Candidates should have identified the failure to deliver by the agreed date as a breach of contract.

Question 2 (c)

Candidates should have identified and applied the appropriate legal criteria for assessing whether Teresa was justified, they are:

If the breached term is a condition, it entitles Teresa to repudiate the contract and claim damages: see (e.g.) Poussard v Spiers (1876).

If the breached term is a warranty, it sounds in damages only; Teresa is not entitled to repudiate the contract: see (e.g.) Bettini v Gye (1876).

If it is not possible to classify the term as either a condition or a warranty at time of formation of contract, it is an innominate term. The appropriate remedy then depends on the effect of the breach upon the innocent party: see Hong Kong Fir Shipping v Kawasaki Kisen Kaisha (1962).

The criteria should then have been applied to the facts of scenario.

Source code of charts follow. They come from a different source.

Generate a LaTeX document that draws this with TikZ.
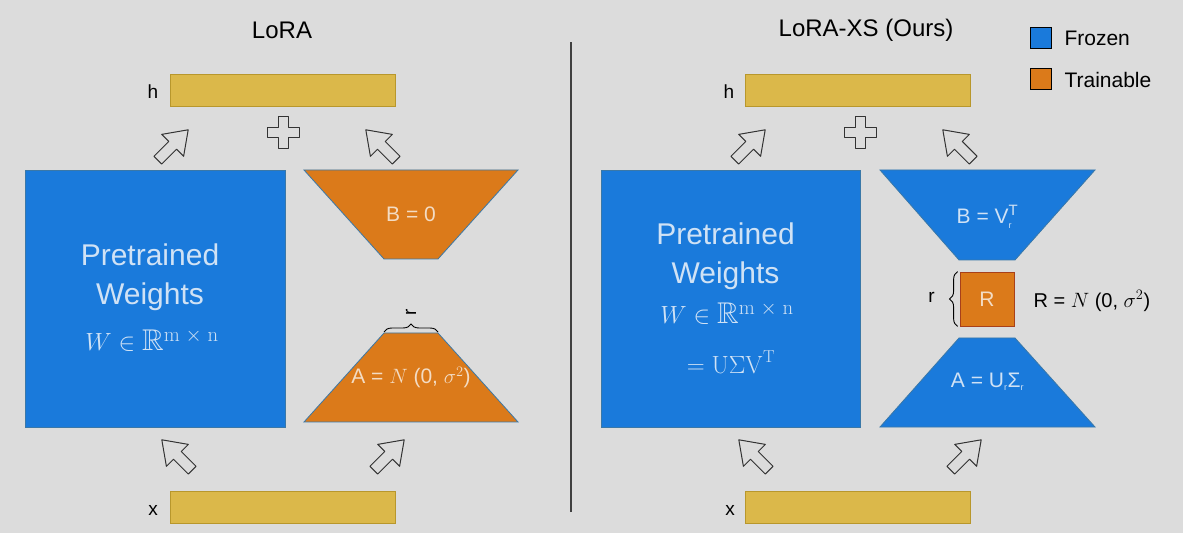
\documentclass[tikz,border=0pt]{standalone}
\usepackage{amssymb}
\usepackage[no-math]{fontspec}
\setmainfont{Liberation Sans}
\usetikzlibrary{decorations.pathreplacing, calc}

\definecolor{bg}{HTML}{DCDCDC}
\definecolor{frozen}{HTML}{1A7ADB}
\definecolor{frozenedge}{HTML}{3A78A8}
\definecolor{frozentext}{HTML}{D0E2F5}
\definecolor{trainable}{HTML}{DB7A1A}
\definecolor{trainedge}{HTML}{A8401A}
\definecolor{traintext}{HTML}{F3DCC4}
\definecolor{vecfill}{HTML}{DBB84A}
\definecolor{vecedge}{HTML}{B8972C}

\begin{document}
\begin{tikzpicture}[
        x=1pt, y=1pt,
        frozen_style/.style={rectangle, draw=frozenedge, fill=frozen, line width=0.8pt, inner sep=0pt},
        trainable_style/.style={rectangle, draw=trainedge, fill=trainable, line width=0.8pt, inner sep=0pt},
        trap_style/.style={draw=frozenedge, line width=0.8pt, line join=miter},
        vec_style/.style={rectangle, draw=vecedge, fill=vecfill, line width=0.8pt, minimum width=225pt, minimum height=32pt, inner sep=0pt},
        label_style/.style={font=\fontsize{19}{22}\selectfont, text=black},
        inner_text/.style={font=\fontsize{21}{25}\selectfont},
        weight_text/.style={font=\fontsize{30}{39}\selectfont, text=frozentext, align=center},
        title_style/.style={font=\fontsize{24}{28}\selectfont},
        legend_box/.style={rectangle, draw=black, line width=1pt, minimum size=21pt, inner sep=0pt},
        brace_style/.style={decorate, decoration={brace, amplitude=8pt}, line width=0.9pt},
        hollow_arrow/.pic={
            \draw[draw=black!80, fill=bg, line width=1pt, line join=round]
                (-5.5,-21.5) -- (5.5,-21.5) -- (5.5,-0.5) -- (15.5,-0.5) -- (0,21.5) -- (-15.5,-0.5) -- (-5.5,-0.5) -- cycle;
        },
        plus_sign/.pic={
            \draw[draw=black!80, fill=bg, line width=1pt, line join=round]
                (-5,16) -- (5,16) -- (5,5) -- (16,5) -- (16,-5) -- (5,-5) -- (5,-16) -- (-5,-16) -- (-5,-5) -- (-16,-5) -- (-16,5) -- (-5,5) -- cycle;
        }
    ]

    \fill[bg] (0,0) rectangle (1183,533);
    \useasboundingbox (0,0) rectangle (1183,533);

    % titles and divider
    \node[title_style] (title_lora) at (282,503) {LoRA};
    \node[title_style] (title_xs) at (866,503) {LoRA-XS (Ours)};
    \draw[line width=2pt, black!75] (571,21) -- (571,491);

    % legend
    \node[legend_box, fill=frozen] (leg_frozen) at (1041,495) {};
    \node[inner_text, anchor=west] (leg_frozen_txt) at (1061,495) {Frozen};
    \node[legend_box, fill=trainable] (leg_train) at (1041,454) {};
    \node[inner_text, anchor=west] (leg_train_txt) at (1061,453) {Trainable};

    % LoRA (left)
    \node[vec_style] (h_l) at (282.5,443) {};
    \node[label_style] (h_l_lbl) at (153,441) {h};
    \node[vec_style] (x_l) at (282.5,26) {};
    \node[label_style] (x_l_lbl) at (153,23) {x};

    \node[frozen_style, minimum width=260pt, minimum height=257pt] (w_l) at (155,234.5) {};
    \node[weight_text] (w_l_txt) at (150,256) {Pretrained\\Weights};
    \node[weight_text] (w_l_math) at (152,193) {$W \in \mathbb{R}^{\mathrm{m}\;\times\;\mathrm{n}}$};

    \draw[trap_style, fill=trainable] (304,363) -- (518,363) -- (438,274) -- (384,274) -- cycle;
    \node[inner_text, text=traintext] (b_l) at (411,318.5) {B = 0};
    \coordinate (a_l_tl) at (384,200);
    \coordinate (a_l_tr) at (438,200);
    \draw[trap_style, fill=trainable] (a_l_tl) -- (a_l_tr) -- (518,111) -- (304,111) -- cycle;
    \node[inner_text, text=traintext] (a_l) at (411,155.5) {A = $N$ (0, $\sigma^{2}$)};
    \draw[brace_style] ([yshift=1pt]a_l_tl) -- ([yshift=1pt]a_l_tr);
    \node[label_style, rotate=90] (r_l) at ($(a_l_tl)!0.5!(a_l_tr)+(0,21)$) {r};

    \pic at (283,400) {plus_sign};
    \pic[rotate=-45] at (173,388) {hollow_arrow};
    \pic[rotate=45] at (381,388) {hollow_arrow};
    \pic[rotate=45] at (177,78) {hollow_arrow};
    \pic[rotate=-45] at (389,78) {hollow_arrow};

    % LoRA-XS (right)
    \node[vec_style] (h_r) at (857.5,443) {};
    \node[label_style] (h_r_lbl) at (729,441) {h};
    \node[vec_style] (x_r) at (857.5,26) {};
    \node[label_style] (x_r_lbl) at (730,23) {x};

    \node[frozen_style, minimum width=259pt, minimum height=257pt] (w_r) at (730.5,234.5) {};
    \node[weight_text] (w_r_txt) at (725.5,277) {Pretrained\\Weights};
    \node[weight_text] (w_r_math) at (727,220) {$W \in \mathbb{R}^{\mathrm{m}\;\times\;\mathrm{n}}$};
    \node[weight_text, font=\fontsize{24}{28}\selectfont] (w_r_svd) at (731,171) {$= \mathrm{U\Sigma V}^{\mathrm{T}}$};

    \draw[trap_style, fill=frozen] (880,363) -- (1095,363) -- (1015,273) -- (959,273) -- cycle;
    \node[inner_text, text=frozentext] (b_r) at (987.5,316) {B = V$_{\mbox{\fontsize{9}{9}\selectfont r}}^{\mbox{\fontsize{15}{15}\selectfont T}}$};
    \node[trainable_style, minimum size=54pt, inner_text, text=traintext] (r_box) at (987,234) {R};
    \draw[trap_style, fill=frozen] (959,195) -- (1015,195) -- (1095,106) -- (880,106) -- cycle;
    \node[inner_text, text=frozentext] (a_r) at (987.5,151) {A = U$_{\mbox{\fontsize{9}{9}\selectfont r}}$Σ$_{\mbox{\fontsize{9}{9}\selectfont r}}$};
    \draw[brace_style] ([xshift=-2pt]r_box.south west) -- ([xshift=-2pt]r_box.north west);
    \node[label_style] (r_r) at ($(r_box.west)+(-28,2)$) {r};
    \node[inner_text, font=\fontsize{20}{24}\selectfont, anchor=west] (r_dist) at (1030,232) {R = $N$ (0, $\sigma^{2}$)};

    \pic at (860,400) {plus_sign};
    \pic[rotate=-45] at (750,388) {hollow_arrow};
    \pic[rotate=45] at (958,388) {hollow_arrow};
    \pic[rotate=45] at (754,78) {hollow_arrow};
    \pic[rotate=-45] at (966,78) {hollow_arrow};

\end{tikzpicture}
\end{document}
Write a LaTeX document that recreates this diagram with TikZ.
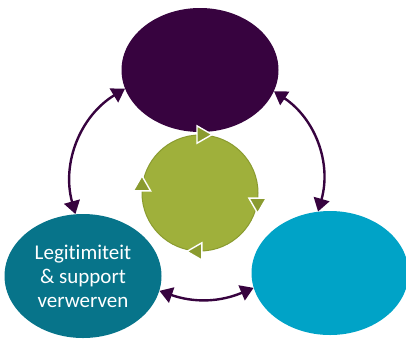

Candidates should have considered:

Whether the term breached went to root of contract, as in Poussard v Spiers; if it did Teresa was justified in her action.

Whether the term did not go to the root of the contract and was a minor term, as in Bettini v Gye; if it was a warranty Teresa was not justified.

Alternatively, candidates may have based their analysis on that in the Hong Kong Fir: did the breach effectively deprive Teresa of what was legitimately expected under the contract?

If the answer is `yes', the breach is to be treated as a breach of condition and Teresa is justified.

If the answer is `no', the breach is to be treated as a breach of warranty and Teresa is not justified

Question 3(a)

Candidates should have explained the requirements for the existence of four factors:

That the breach caused loss (e.g.) Smith, Hogg & Co Ltd v Black Sea Insurance [1939].

That the loss suffered was not too remote in law. That the innocent party attempted to mitigate the loss e.g. Payzu v

Saunders [1919].

Question 3(b)

Candidates should have identified the following losses: the cost of repair of the furnace and the loss of profit on Stephen's contract with Teresa.